- PROBLEM DESCRIPTION -
Every record must be transcribed in its entirety, apart from the images, which are to be omitted.

- PROVIDED RECORDS -

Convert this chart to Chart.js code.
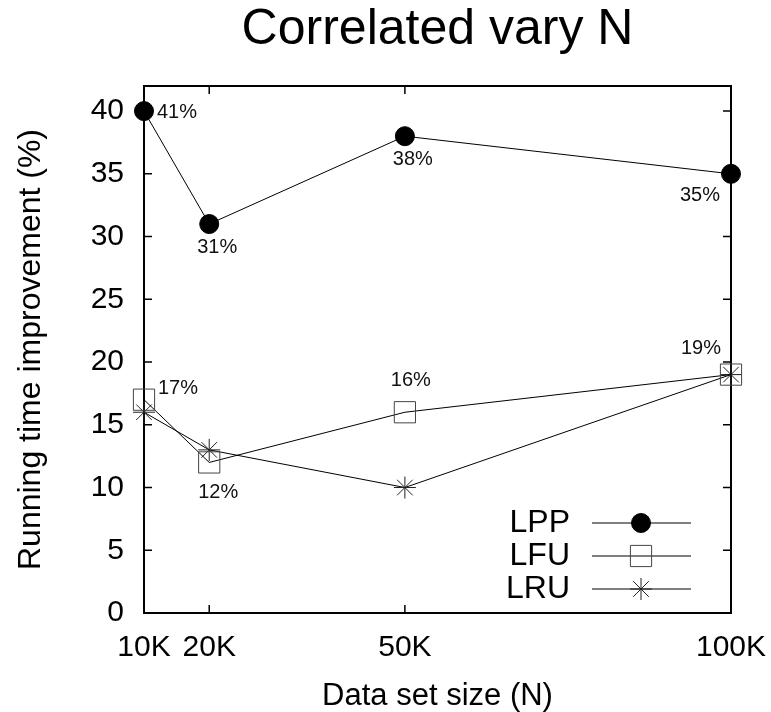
<!DOCTYPE html>
<html lang="en">
<head>
<meta charset="UTF-8" />
<title>Correlated vary N</title>
<script src="https://cdn.jsdelivr.net/npm/chart.js@4/dist/chart.umd.min.js"></script>
<style>
  html, body { margin: 0; padding: 0; background: #fff; }
  canvas { display: block; }
</style>
</head>
<body>
<canvas id="chart" width="771" height="712"></canvas>
<script>
  // data
  const sizes = [10000, 20000, 50000, 100000];
  const xTickLabels = ['10K', '20K', '50K', '100K'];
  const yTicks = [0, 5, 10, 15, 20, 25, 30, 35, 40];
  const lpp = [40, 31, 38, 35];
  const lfu = [17, 12, 16, 19];
  const lru = [16, 13, 10, 19];
  const lppLabels = ['41%', '31%', '38%', '35%'];
  const lfuLabels = ['17%', '12%', '16%', '19%'];

  // where each percentage label sits next to its point: [dx, dy, align]
  const lppLabelPos = [[13, 1, 'left'], [8, 23, 'center'], [8, 23, 'center'], [-31, 22, 'center']];
  const lfuLabelPos = [[14, -11, 'left'], [9, 30, 'center'], [6, -32, 'center'], [-30, -26, 'center']];

  const FONT = '"Liberation Sans", Arial, Helvetica, sans-serif';

  const toPoints = vals => sizes.map((s, i) => ({ x: s, y: vals[i] }));

  const decorations = {
    id: 'decorations',
    beforeDatasetsDraw(chart) {
      const { ctx, chartArea: a, scales: { x, y } } = chart;
      ctx.save();
      ctx.strokeStyle = '#000';
      ctx.lineWidth = 1.5;
      ctx.beginPath();
      sizes.forEach(v => {
        const px = x.getPixelForValue(v);
        ctx.moveTo(px, a.bottom); ctx.lineTo(px, a.bottom - 8);
        ctx.moveTo(px, a.top); ctx.lineTo(px, a.top + 8);
      });
      yTicks.forEach(v => {
        const py = y.getPixelForValue(v);
        ctx.moveTo(a.left, py); ctx.lineTo(a.left + 8, py);
        ctx.moveTo(a.right, py); ctx.lineTo(a.right - 8, py);
      });
      ctx.stroke();
      ctx.lineWidth = 2;
      ctx.strokeRect(a.left, a.top, a.right - a.left, a.bottom - a.top);
      ctx.restore();
    },
    afterDatasetsDraw(chart) {
      const { ctx, chartArea: a, scales: { x, y } } = chart;
      ctx.save();
      // value labels
      ctx.fillStyle = '#111';
      ctx.font = '20px ' + FONT;
      ctx.textBaseline = 'middle';
      const putLabels = (vals, texts, pos) => {
        texts.forEach((t, i) => {
          const [dx, dy, align] = pos[i];
          ctx.textAlign = align;
          ctx.fillText(t, x.getPixelForValue(sizes[i]) + dx, y.getPixelForValue(vals[i]) + dy);
        });
      };
      putLabels(lpp, lppLabels, lppLabelPos);
      putLabels(lfu, lfuLabels, lfuLabelPos);

      // legend, bottom right inside the plot
      const rowsY = [a.bottom - 90, a.bottom - 57, a.bottom - 24];
      chart.data.datasets.forEach((ds, i) => {
        const yy = rowsY[i];
        ctx.fillStyle = '#000';
        ctx.font = '32px ' + FONT;
        ctx.textAlign = 'right';
        ctx.fillText(ds.label, a.right - 161, yy);
        ctx.strokeStyle = '#000';
        ctx.lineWidth = 1;
        ctx.beginPath();
        ctx.moveTo(a.right - 139, yy);
        ctx.lineTo(a.right - 40, yy);
        ctx.stroke();
        ctx.fillStyle = ds.pointBackgroundColor;
        ctx.strokeStyle = ds.pointBorderColor;
        ctx.lineWidth = ds.pointBorderWidth;
        Chart.helpers.drawPoint(ctx, {
          pointStyle: ds.pointStyle, radius: ds.pointRadius,
          borderWidth: ds.pointBorderWidth, rotation: 0
        }, a.right - 90, yy);
      });
      ctx.restore();
    }
  };

  new Chart(document.getElementById('chart'), {
    type: 'line',
    data: {
      datasets: [
        {
          label: 'LPP', data: toPoints(lpp),
          borderColor: '#000', borderWidth: 1,
          pointStyle: 'circle', pointRadius: 9.5,
          pointBackgroundColor: '#000', pointBorderColor: '#000', pointBorderWidth: 1,
          clip: false
        },
        {
          label: 'LFU', data: toPoints(lfu),
          borderColor: '#000', borderWidth: 1,
          pointStyle: 'rect', pointRadius: 15,
          pointBackgroundColor: 'rgba(0,0,0,0)', pointBorderColor: '#444', pointBorderWidth: 1,
          clip: false
        },
        {
          label: 'LRU', data: toPoints(lru),
          borderColor: '#000', borderWidth: 1,
          pointStyle: 'star', pointRadius: 11,
          pointBackgroundColor: 'rgba(0,0,0,0)', pointBorderColor: '#222', pointBorderWidth: 1,
          clip: false
        }
      ]
    },
    options: {
      responsive: false,
      animation: false,
      events: [],
      layout: { padding: { top: 0, right: 40, bottom: 0, left: 0 } },
      plugins: {
        legend: { display: false },
        tooltip: { enabled: false },
        title: {
          display: true,
          fullSize: false,
          text: 'Correlated vary N',
          color: '#000',
          font: { family: FONT, size: 50, weight: 'normal' },
          padding: { top: 0, bottom: 26 }
        }
      },
      scales: {
        x: {
          type: 'linear',
          min: 10000, max: 100000,
          afterBuildTicks: s => { s.ticks = sizes.map(v => ({ value: v })); },
          afterFit: s => { s.height = 99; s.paddingLeft = 0; s.paddingRight = 0; },
          grid: { display: false, drawTicks: false },
          border: { display: false },
          ticks: {
            color: '#000', padding: 17, maxRotation: 0, autoSkip: false,
            font: { family: FONT, size: 30 },
            callback: v => xTickLabels[sizes.indexOf(v)]
          },
          title: {
            display: true, text: 'Data set size (N)', color: '#000',
            font: { family: FONT, size: 31 },
            padding: { top: 0, bottom: -3 }
          }
        },
        y: {
          min: 0, max: 42,
          afterBuildTicks: s => { s.ticks = yTicks.map(v => ({ value: v })); },
          afterFit: s => { s.width = 144; s.paddingTop = 0; s.paddingBottom = 0; },
          grid: { display: false, drawTicks: false },
          border: { display: false },
          ticks: {
            color: '#000', padding: 20,
            font: { family: FONT, size: 30 }
          },
          title: {
            display: true, text: 'Running time improvement (%)', color: '#000',
            font: { family: FONT, size: 32 },
            padding: { top: 12, bottom: 0 }
          }
        }
      }
    },
    plugins: [decorations]
  });
</script>
</body>
</html>
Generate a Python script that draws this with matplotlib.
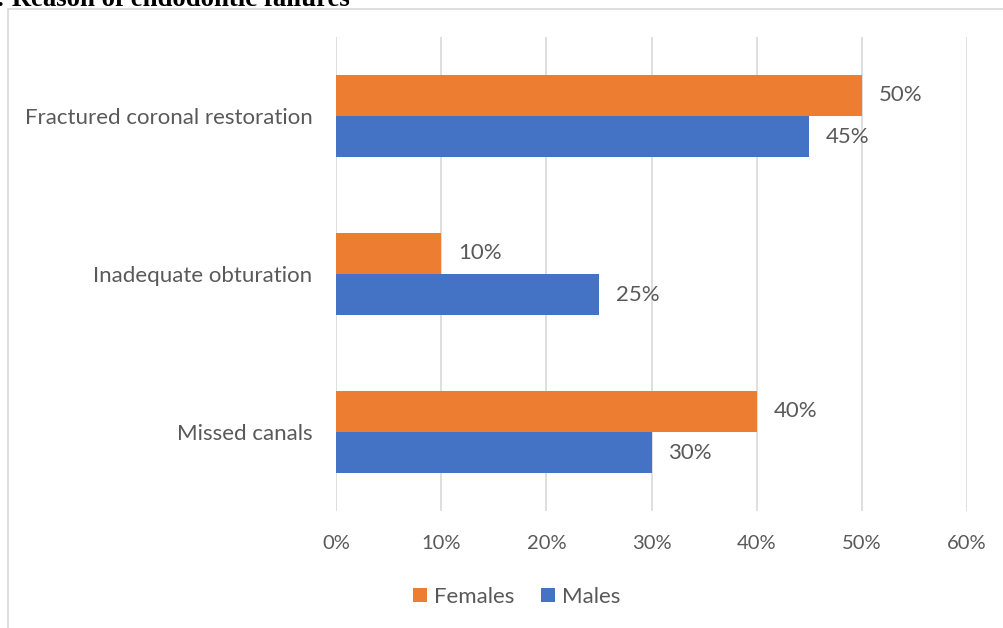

- SOLUTION TO THIS TASK -
Convert this chart to Chart.js code.
<!DOCTYPE html>
<html lang="en">
<head>
<meta charset="UTF-8" />
<title>Correlated vary N</title>
<script src="https://cdn.jsdelivr.net/npm/chart.js@4/dist/chart.umd.min.js"></script>
<style>
  html, body { margin: 0; padding: 0; background: #fff; }
  canvas { display: block; }
</style>
</head>
<body>
<canvas id="chart" width="771" height="712"></canvas>
<script>
  // data
  const sizes = [10000, 20000, 50000, 100000];
  const xTickLabels = ['10K', '20K', '50K', '100K'];
  const yTicks = [0, 5, 10, 15, 20, 25, 30, 35, 40];
  const lpp = [40, 31, 38, 35];
  const lfu = [17, 12, 16, 19];
  const lru = [16, 13, 10, 19];
  const lppLabels = ['41%', '31%', '38%', '35%'];
  const lfuLabels = ['17%', '12%', '16%', '19%'];

  // where each percentage label sits next to its point: [dx, dy, align]
  const lppLabelPos = [[13, 1, 'left'], [8, 23, 'center'], [8, 23, 'center'], [-31, 22, 'center']];
  const lfuLabelPos = [[14, -11, 'left'], [9, 30, 'center'], [6, -32, 'center'], [-30, -26, 'center']];

  const FONT = '"Liberation Sans", Arial, Helvetica, sans-serif';

  const toPoints = vals => sizes.map((s, i) => ({ x: s, y: vals[i] }));

  const decorations = {
    id: 'decorations',
    beforeDatasetsDraw(chart) {
      const { ctx, chartArea: a, scales: { x, y } } = chart;
      ctx.save();
      ctx.strokeStyle = '#000';
      ctx.lineWidth = 1.5;
      ctx.beginPath();
      sizes.forEach(v => {
        const px = x.getPixelForValue(v);
        ctx.moveTo(px, a.bottom); ctx.lineTo(px, a.bottom - 8);
        ctx.moveTo(px, a.top); ctx.lineTo(px, a.top + 8);
      });
      yTicks.forEach(v => {
        const py = y.getPixelForValue(v);
        ctx.moveTo(a.left, py); ctx.lineTo(a.left + 8, py);
        ctx.moveTo(a.right, py); ctx.lineTo(a.right - 8, py);
      });
      ctx.stroke();
      ctx.lineWidth = 2;
      ctx.strokeRect(a.left, a.top, a.right - a.left, a.bottom - a.top);
      ctx.restore();
    },
    afterDatasetsDraw(chart) {
      const { ctx, chartArea: a, scales: { x, y } } = chart;
      ctx.save();
      // value labels
      ctx.fillStyle = '#111';
      ctx.font = '20px ' + FONT;
      ctx.textBaseline = 'middle';
      const putLabels = (vals, texts, pos) => {
        texts.forEach((t, i) => {
          const [dx, dy, align] = pos[i];
          ctx.textAlign = align;
          ctx.fillText(t, x.getPixelForValue(sizes[i]) + dx, y.getPixelForValue(vals[i]) + dy);
        });
      };
      putLabels(lpp, lppLabels, lppLabelPos);
      putLabels(lfu, lfuLabels, lfuLabelPos);

      // legend, bottom right inside the plot
      const rowsY = [a.bottom - 90, a.bottom - 57, a.bottom - 24];
      chart.data.datasets.forEach((ds, i) => {
        const yy = rowsY[i];
        ctx.fillStyle = '#000';
        ctx.font = '32px ' + FONT;
        ctx.textAlign = 'right';
        ctx.fillText(ds.label, a.right - 161, yy);
        ctx.strokeStyle = '#000';
        ctx.lineWidth = 1;
        ctx.beginPath();
        ctx.moveTo(a.right - 139, yy);
        ctx.lineTo(a.right - 40, yy);
        ctx.stroke();
        ctx.fillStyle = ds.pointBackgroundColor;
        ctx.strokeStyle = ds.pointBorderColor;
        ctx.lineWidth = ds.pointBorderWidth;
        Chart.helpers.drawPoint(ctx, {
          pointStyle: ds.pointStyle, radius: ds.pointRadius,
          borderWidth: ds.pointBorderWidth, rotation: 0
        }, a.right - 90, yy);
      });
      ctx.restore();
    }
  };

  new Chart(document.getElementById('chart'), {
    type: 'line',
    data: {
      datasets: [
        {
          label: 'LPP', data: toPoints(lpp),
          borderColor: '#000', borderWidth: 1,
          pointStyle: 'circle', pointRadius: 9.5,
          pointBackgroundColor: '#000', pointBorderColor: '#000', pointBorderWidth: 1,
          clip: false
        },
        {
          label: 'LFU', data: toPoints(lfu),
          borderColor: '#000', borderWidth: 1,
          pointStyle: 'rect', pointRadius: 15,
          pointBackgroundColor: 'rgba(0,0,0,0)', pointBorderColor: '#444', pointBorderWidth: 1,
          clip: false
        },
        {
          label: 'LRU', data: toPoints(lru),
          borderColor: '#000', borderWidth: 1,
          pointStyle: 'star', pointRadius: 11,
          pointBackgroundColor: 'rgba(0,0,0,0)', pointBorderColor: '#222', pointBorderWidth: 1,
          clip: false
        }
      ]
    },
    options: {
      responsive: false,
      animation: false,
      events: [],
      layout: { padding: { top: 0, right: 40, bottom: 0, left: 0 } },
      plugins: {
        legend: { display: false },
        tooltip: { enabled: false },
        title: {
          display: true,
          fullSize: false,
          text: 'Correlated vary N',
          color: '#000',
          font: { family: FONT, size: 50, weight: 'normal' },
          padding: { top: 0, bottom: 26 }
        }
      },
      scales: {
        x: {
          type: 'linear',
          min: 10000, max: 100000,
          afterBuildTicks: s => { s.ticks = sizes.map(v => ({ value: v })); },
          afterFit: s => { s.height = 99; s.paddingLeft = 0; s.paddingRight = 0; },
          grid: { display: false, drawTicks: false },
          border: { display: false },
          ticks: {
            color: '#000', padding: 17, maxRotation: 0, autoSkip: false,
            font: { family: FONT, size: 30 },
            callback: v => xTickLabels[sizes.indexOf(v)]
          },
          title: {
            display: true, text: 'Data set size (N)', color: '#000',
            font: { family: FONT, size: 31 },
            padding: { top: 0, bottom: -3 }
          }
        },
        y: {
          min: 0, max: 42,
          afterBuildTicks: s => { s.ticks = yTicks.map(v => ({ value: v })); },
          afterFit: s => { s.width = 144; s.paddingTop = 0; s.paddingBottom = 0; },
          grid: { display: false, drawTicks: false },
          border: { display: false },
          ticks: {
            color: '#000', padding: 20,
            font: { family: FONT, size: 30 }
          },
          title: {
            display: true, text: 'Running time improvement (%)', color: '#000',
            font: { family: FONT, size: 32 },
            padding: { top: 12, bottom: 0 }
          }
        }
      }
    },
    plugins: [decorations]
  });
</script>
</body>
</html>
Generate a Python script that draws this with matplotlib.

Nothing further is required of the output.